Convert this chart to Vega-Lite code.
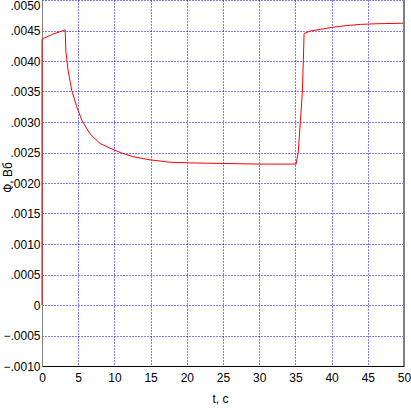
{
  "$schema": "https://vega.github.io/schema/vega-lite/v6.json",
  "autosize": "none",
  "width": 362,
  "height": 366,
  "padding": {"left": 42, "top": 0, "right": 7, "bottom": 42},
  "background": "white",
  "config": {
    "view": {"stroke": null},
    "axis": {
      "labelFont": "Liberation Sans Narrow, Liberation Sans, Arial",
      "titleFont": "Liberation Sans Narrow, Liberation Sans, Arial",
      "labelFontSize": 12,
      "titleFontSize": 12,
      "labelColor": "black",
      "titleColor": "black",
      "titleFontWeight": "normal",
      "labelOverlap": false,
      "ticks": false,
      "gridColor": "#0000ff",
      "gridDash": [1, 2],
      "gridOpacity": 1,
      "gridWidth": 1
    }
  },
  "data": {
    "values": [
      {"t": 0, "v": 0},
      {"t": 0, "v": 0.00436},
      {"t": 1.5, "v": 0.00444},
      {"t": 3.2, "v": 0.00451},
      {"t": 3.3, "v": 0.00415},
      {"t": 3.6, "v": 0.00385},
      {"t": 4.1, "v": 0.00352},
      {"t": 4.8, "v": 0.00325},
      {"t": 5.5, "v": 0.00303},
      {"t": 6.6, "v": 0.00281},
      {"t": 8.0, "v": 0.00265},
      {"t": 9.4, "v": 0.00257},
      {"t": 10.8, "v": 0.0025},
      {"t": 12.6, "v": 0.00243},
      {"t": 14.9, "v": 0.00238},
      {"t": 17.7, "v": 0.00234},
      {"t": 20.4, "v": 0.00233},
      {"t": 25, "v": 0.00232},
      {"t": 30, "v": 0.00231},
      {"t": 35.1, "v": 0.00231},
      {"t": 35.4, "v": 0.00251},
      {"t": 35.7, "v": 0.00303},
      {"t": 35.95, "v": 0.00347},
      {"t": 36.1, "v": 0.00402},
      {"t": 36.2, "v": 0.00445},
      {"t": 37, "v": 0.00449},
      {"t": 38.5, "v": 0.00452},
      {"t": 40, "v": 0.00455},
      {"t": 42, "v": 0.00458},
      {"t": 44, "v": 0.0046},
      {"t": 46, "v": 0.00461},
      {"t": 50, "v": 0.00462}
    ]
  },
  "layer": [
    {
      "mark": {"type": "line", "color": "#ff0000", "strokeWidth": 1, "interpolate": "linear"},
      "encoding": {
        "x": {
          "field": "t", "type": "quantitative",
          "scale": {"domain": [0, 50], "nice": false, "zero": false},
          "axis": {
            "title": "t, c",
            "values": [0, 5, 10, 15, 20, 25, 30, 35, 40, 45, 50],
            "domainColor": "black",
            "labelPadding": 6,
            "labelFlush": false,
            "labelOverlap": false,
            "titleX": 178,
            "titleY": 32,
            "titleBaseline": "middle"
          }
        },
        "y": {
          "field": "v", "type": "quantitative",
          "scale": {"domain": [-0.001, 0.005], "nice": false, "zero": false},
          "axis": {
            "title": "Ф, Вб",
            "values": [-0.001, -0.0005, 0, 0.0005, 0.001, 0.0015, 0.002, 0.0025, 0.003, 0.0035, 0.004, 0.0045, 0.005],
            "labelExpr": "abs(datum.value) < 1e-9 ? '0' : replace(format(datum.value, '.4f'), '0.', '.')",
            "domainColor": "#808080",
            "labelPadding": 2,
            "labelFlush": false,
            "labelBaseline": {"condition": {"test": "datum.value > 0.0049", "value": "top"}, "value": "middle"},
            "titleX": -35,
            "titleY": 177,
            "titleAngle": -90,
            "titleAlign": "center",
            "titleBaseline": "middle"
          }
        }
      }
    },
    {
      "mark": {"type": "rule", "color": "#808080", "strokeWidth": 1},
      "encoding": {
        "x": {
          "datum": 50, "type": "quantitative",
          "scale": {"domain": [0, 50], "nice": false, "zero": false},
          "axis": {
            "title": "t, c",
            "values": [0, 5, 10, 15, 20, 25, 30, 35, 40, 45, 50],
            "domainColor": "black",
            "labelPadding": 6,
            "labelFlush": false,
            "labelOverlap": false,
            "titleX": 178,
            "titleY": 32,
            "titleBaseline": "middle"
          }
        }
      }
    }
  ]
}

━━━━━━━━━━━━━━━━

(YOUR GOAL):
Omit the pictures, then quote the rest of the material above exactly.

(EXPECTED ANSWER):
Convert this chart to Vega-Lite code.
{
  "$schema": "https://vega.github.io/schema/vega-lite/v6.json",
  "autosize": "none",
  "width": 362,
  "height": 366,
  "padding": {"left": 42, "top": 0, "right": 7, "bottom": 42},
  "background": "white",
  "config": {
    "view": {"stroke": null},
    "axis": {
      "labelFont": "Liberation Sans Narrow, Liberation Sans, Arial",
      "titleFont": "Liberation Sans Narrow, Liberation Sans, Arial",
      "labelFontSize": 12,
      "titleFontSize": 12,
      "labelColor": "black",
      "titleColor": "black",
      "titleFontWeight": "normal",
      "labelOverlap": false,
      "ticks": false,
      "gridColor": "#0000ff",
      "gridDash": [1, 2],
      "gridOpacity": 1,
      "gridWidth": 1
    }
  },
  "data": {
    "values": [
      {"t": 0, "v": 0},
      {"t": 0, "v": 0.00436},
      {"t": 1.5, "v": 0.00444},
      {"t": 3.2, "v": 0.00451},
      {"t": 3.3, "v": 0.00415},
      {"t": 3.6, "v": 0.00385},
      {"t": 4.1, "v": 0.00352},
      {"t": 4.8, "v": 0.00325},
      {"t": 5.5, "v": 0.00303},
      {"t": 6.6, "v": 0.00281},
      {"t": 8.0, "v": 0.00265},
      {"t": 9.4, "v": 0.00257},
      {"t": 10.8, "v": 0.0025},
      {"t": 12.6, "v": 0.00243},
      {"t": 14.9, "v": 0.00238},
      {"t": 17.7, "v": 0.00234},
      {"t": 20.4, "v": 0.00233},
      {"t": 25, "v": 0.00232},
      {"t": 30, "v": 0.00231},
      {"t": 35.1, "v": 0.00231},
      {"t": 35.4, "v": 0.00251},
      {"t": 35.7, "v": 0.00303},
      {"t": 35.95, "v": 0.00347},
      {"t": 36.1, "v": 0.00402},
      {"t": 36.2, "v": 0.00445},
      {"t": 37, "v": 0.00449},
      {"t": 38.5, "v": 0.00452},
      {"t": 40, "v": 0.00455},
      {"t": 42, "v": 0.00458},
      {"t": 44, "v": 0.0046},
      {"t": 46, "v": 0.00461},
      {"t": 50, "v": 0.00462}
    ]
  },
  "layer": [
    {
      "mark": {"type": "line", "color": "#ff0000", "strokeWidth": 1, "interpolate": "linear"},
      "encoding": {
        "x": {
          "field": "t", "type": "quantitative",
          "scale": {"domain": [0, 50], "nice": false, "zero": false},
          "axis": {
            "title": "t, c",
            "values": [0, 5, 10, 15, 20, 25, 30, 35, 40, 45, 50],
            "domainColor": "black",
            "labelPadding": 6,
            "labelFlush": false,
            "labelOverlap": false,
            "titleX": 178,
            "titleY": 32,
            "titleBaseline": "middle"
          }
        },
        "y": {
          "field": "v", "type": "quantitative",
          "scale": {"domain": [-0.001, 0.005], "nice": false, "zero": false},
          "axis": {
            "title": "Ф, Вб",
            "values": [-0.001, -0.0005, 0, 0.0005, 0.001, 0.0015, 0.002, 0.0025, 0.003, 0.0035, 0.004, 0.0045, 0.005],
            "labelExpr": "abs(datum.value) < 1e-9 ? '0' : replace(format(datum.value, '.4f'), '0.', '.')",
            "domainColor": "#808080",
            "labelPadding": 2,
            "labelFlush": false,
            "labelBaseline": {"condition": {"test": "datum.value > 0.0049", "value": "top"}, "value": "middle"},
            "titleX": -35,
            "titleY": 177,
            "titleAngle": -90,
            "titleAlign": "center",
            "titleBaseline": "middle"
          }
        }
      }
    },
    {
      "mark": {"type": "rule", "color": "#808080", "strokeWidth": 1},
      "encoding": {
        "x": {
          "datum": 50, "type": "quantitative",
          "scale": {"domain": [0, 50], "nice": false, "zero": false},
          "axis": {
            "title": "t, c",
            "values": [0, 5, 10, 15, 20, 25, 30, 35, 40, 45, 50],
            "domainColor": "black",
            "labelPadding": 6,
            "labelFlush": false,
            "labelOverlap": false,
            "titleX": 178,
            "titleY": 32,
            "titleBaseline": "middle"
          }
        }
      }
    }
  ]
}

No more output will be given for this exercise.